Hierachical Knowledge Transfer Federated Learning


A Hierarchical Knowledge Transfer Framework for Heterogeneous Federated Learning

Metadata

Abstract

Federated learning (FL) enables distributed clients to collaboratively learn a shared model while keeping their raw data private. To mitigate the system heterogeneity issues of FL and overcome the resource constraints of clients, we investigate a novel paradigm in which heterogeneous clients learn uniquely designed models with different architectures, and transfer knowledge to the server to train a larger server model that in turn helps to enhance client models. For efficient knowledge transfer between client models and server model, we propose FedHKT, a Hierarchical Knowledge Transfer framework for FL. The main idea of FedHKT is to allow clients with similar data distributions to collaboratively learn to specialize in certain classes, then the specialized knowledge of clients is aggregated to a super knowledge covering all specialties to train the server model, and finally the server model knowledge is distilled to client models. Specifically, we tailor a hybrid knowledge transfer mechanism for FedHKT, where the model parameters based and knowledge distillation (KD) based methods are respectively used for client-edge and edge-cloud knowledge transfer, which can harness the pros and evade the cons of these two approaches in learning performance and resource efficiency. Besides, to efficiently aggregate knowledge for conducive server model training, we propose a weighted ensemble distillation scheme with serverassisted knowledge selection, which aggregates knowledge by its prediction confidence, selects qualified knowledge during server model training, and uses selected knowledge to help improve client models. Extensive experiments demonstrate the superior performance of FedHKT compared to state-of-the-art baselines.

Notes

Abstract

FedHKT

  • Clients with similar data distributions to collaboratively learn to specialize in certain classes
  • Server aggregates to a super knowledge covering all specialties to train the server model
  • Server model knowledge is distilled to client models

Contributions

  1. Hybrid knowledge transfer mechanism

    parameters based for client-edge
    knowledge distillation based for edge-cloud based

  2. Weighted ensemble distillation scheme

    server assisted knowledge selection, selected qualified knowledge to help improve client models.

Introduction

Parameter-based FL
传参数或者传梯度的聚合,都是属于 parameter-based FL algorithms, 需要 clients 有相同的 structure.
每个client 都用相同的 model structure 的问题:

  1. 每个 client 在模型训练和通信的过程中有不同的 capabilities, 如果采用相同的模型架构,就只能去适配 the most resource-starved client.
  2. 在异构情况下训练相同的模型将不可避免地导致 performance gap,会延迟 training time 以及 straggler problem.
    Overcome the system heterogeneity
  • Asynchronous learning
  • Hyperparameter adaption,微调 batch size,model size等
  • Active sampling,选择 resource-eligible 的 clients 参与训练
  • Prune global model 为 clients 派生不同结构的 sub-models(子模型仍然受限于 global model)
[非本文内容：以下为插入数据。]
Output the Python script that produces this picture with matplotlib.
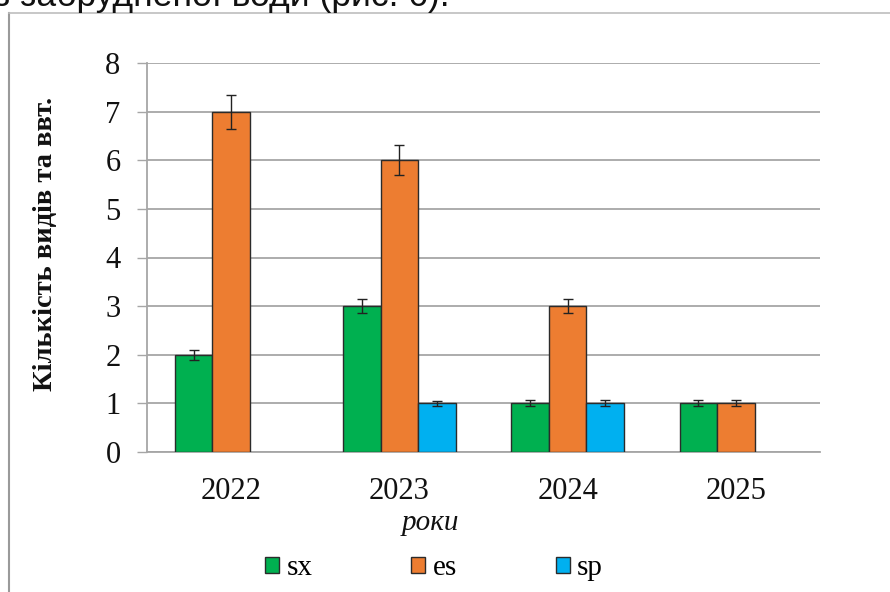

    云服务器的资源并未得到充分利用,因为现在只需要 server 执行聚合

knowledge distillation (KD) which provides a way to transfer knowledge between different-structured models

SOTA

  • 共享模型输出的 knowledge,而不是模型参数,允许 heterogeneous models across clients but no model is trained on the server.
  • 利用clients 的 output 的 knowledge 训练一个 server model

Work
Goal: Train uniquely designed models adapting to their resource capabilities

Efficient knowledge transfer among different-structured client models,using unlabeled public dataset

Limitations

  1. 每个 client model small and data size or categories are usally limited,提供的 knowledge quality 有限
  2. Client 异构,导致数据标签分布不均匀,使得客户端模型对于样本的各种标签具有多样化的分类优势,对于一个 sample 的 knowledge output 质量参差不齐
    public dataset 又是 unlabeled,难以 evaluation 一个 client 的 knowledge

Method
利用 edge-servers 将 clients 聚类,每个具有相似分布的客户端协作学习共享边缘模型,使其能够专门对某些类别进行分类,即成为领域专家,a domain expert
edge models 输出的 knowledge 发送给 large server, 聚合为 super-knowledge,专门对所有类别进行分类,即成为全局专家,global expert

Comparsion:

基于参数的传输,eg. FedAvg 在 clients 需要更少的计算,在同类数据下性能更好
基于 KD 的传输,通信开销更少,在异构数据下性能更好

基于此,
提出混合 hybrid knowledge transfer,parameters-based 用于 clients-edge,KD-based 用于 edge-cloud

提出 weighted ensemble distillation ,通过预测的结果的置信度来评估 knowledge 的质量,用于权重聚合,获取更高质量的 knowledge

提出 server-assisted knowledge selection,在服务器模型训练过程中迭代选择合格的知识,将其发送给 edge,帮助增强 client models and edge models.

Contributions

  • Hierarchical knowledge transfer framework among structure-heterogeneous client models and larger server model
  • Hybrid knowledge transfer mechnism
  • A weighted ensemble distillation scheme

Background and Motivation

KD 能够支持在不同的模型架构下传输 knowledge,parameter-based 只能是相同的模型架构
KD 对于一个 pre-trained large teacher model $w_T$ 传输 knowledge 到一个 small student model $w_S$, 它们有一个共享数据集 $P$
目标是使得 $w_S$ 去近似 teacher model 的输出
KL 散度用于 student model training.

KD 用于 FL,适用于异构客户端模型,客户端和服务器之间共享公共数据集 $D_P$,每个 client 输出的 logit 被发送给 server 聚合,聚合后的 knowledge 用来训练 server 模型

Challenges:

  • Knowledge quality 难以保证,clients 的数据是有限的,并且变化较大,model 的 size 是受限的, model is less powerful
  • 一个 client 的数据量有限,且数据的种类也有限
  • 共享数据集中缺乏 label,无法 evaluate 客户端的质量

System overview

Client side:

Heterogeneity-aware clustering algorithm

  • 对数据分布类似的 clients 分组,识别特定的 classes
  • Edge model transfers the knowledge on the shared public dataset to the server

Server side:

weighted ensemble distillation

首先对 client 发来的 knowledge evaluation,计算置信度,执行 knowledge aggregation,获得涵盖所有 edge models 的 super knowledge,用于作为监督信息训练 server model 以识别更多的信息

server-assisted knowledge selection

在 server 训练的过程中,迭代寻找高质量的 knowledge,发送给 edge,提升 edge 的分类性能

Design of FedHKT

Clustering: FedHKT 的聚类内部 clients 的数据是同类的,类间 inter-cluster 的数据分布是异构的
FedAvg is computation-efficient
KD is communication-efficient (logits size and the number of samples)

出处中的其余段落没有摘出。